Beyond individual employee contributions, there are overall limits on the total contributions to a defined contribution plan. For 2025, this overall limit is $70,000. For those eligible for catch-up contributions, this combined limit can be higher, reaching $77,500 for individuals aged 50-59 or 64 and over, and $81,250 for those aged 60-63 in 2025. While individual employees typically focus on their own contribution limits, these overall limits ensure the total amount contributed to the plan, including employer contributions, stays within IRS guidelines.

Personal Financial Considerations

Deciding whether to maximize 401(k) contributions requires an assessment of one’s personal financial situation, as the optimal approach is individualized. An important step is establishing a fully funded emergency savings account. Financial professionals recommend having three to six months’ worth of living expenses saved in an accessible account before aggressively funding retirement. This emergency fund provides a financial buffer, preventing the need to withdraw from retirement accounts and incur penalties or taxes during unexpected financial hardships.

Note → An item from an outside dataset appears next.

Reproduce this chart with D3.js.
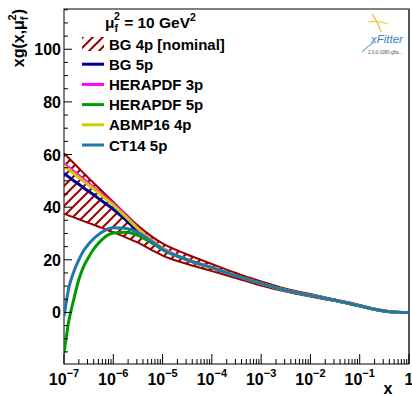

High-interest debt, such as credit card balances, is another consideration. Prioritizing the repayment of such debt makes more financial sense than maximizing 401(k) contributions beyond the employer match. The guaranteed return from eliminating high-interest debt outweighs potential investment gains from additional 401(k) contributions. Addressing high-interest debt reduces financial strain and frees up cash flow for future savings.

Individuals also need to weigh their retirement savings goals against other short-term and medium-term financial objectives. Goals like saving for a down payment on a home, funding a child’s education, or starting a business may compete for available funds. A balanced approach that considers all financial aspirations is more prudent than exclusively focusing on maximizing 401(k) contributions.

While maximizing contributions may not be feasible for everyone, it is advised to contribute at least enough to receive the full employer match. This employer contribution is a significant return on investment. Evaluating current income and expenses through a detailed budget helps determine the financial sustainability of increasing 401(k) contributions without creating undue strain on daily living expenses.

Strategies for Reaching the Limit

For individuals who have determined that maximizing their 401(k) contributions aligns with their financial situation, several strategies can help achieve this goal. Automating contributions directly from each paycheck is an effective method for consistent saving. This approach ensures that a portion of income is allocated to the 401(k) before it can be spent, making the process seamless and reducing the temptation to divert funds.

Gradually increasing the contribution percentage over time is another strategy, especially for those who cannot immediately contribute the maximum amount. Many financial plans allow for automatic annual increases in contribution rates, often by 1% each year, which can boost savings without a major impact on immediate take-home pay. This incremental approach is effective when coupled with salary increases or bonuses, allowing a larger portion of new income to be directed toward retirement savings.

For individuals aged 50 and over, planning for catch-up contributions is a component of a maximizing strategy. These additional contributions, such as the $7,500 standard catch-up amount for 2025, can accelerate retirement savings in the years leading up to retirement. Incorporating this additional amount into the annual contribution plan can help make up for periods of lower savings earlier in one’s career.

Regularly reviewing plan options and making adjustments with the human resources department or plan administrator is also a step. This ensures that contribution percentages are correctly set and that any changes to limits or personal financial circumstances are reflected in the contribution strategy. Staying informed about plan specifics and utilizing available tools, such as auto-escalation features, can help consistently contribute the maximum allowable amount.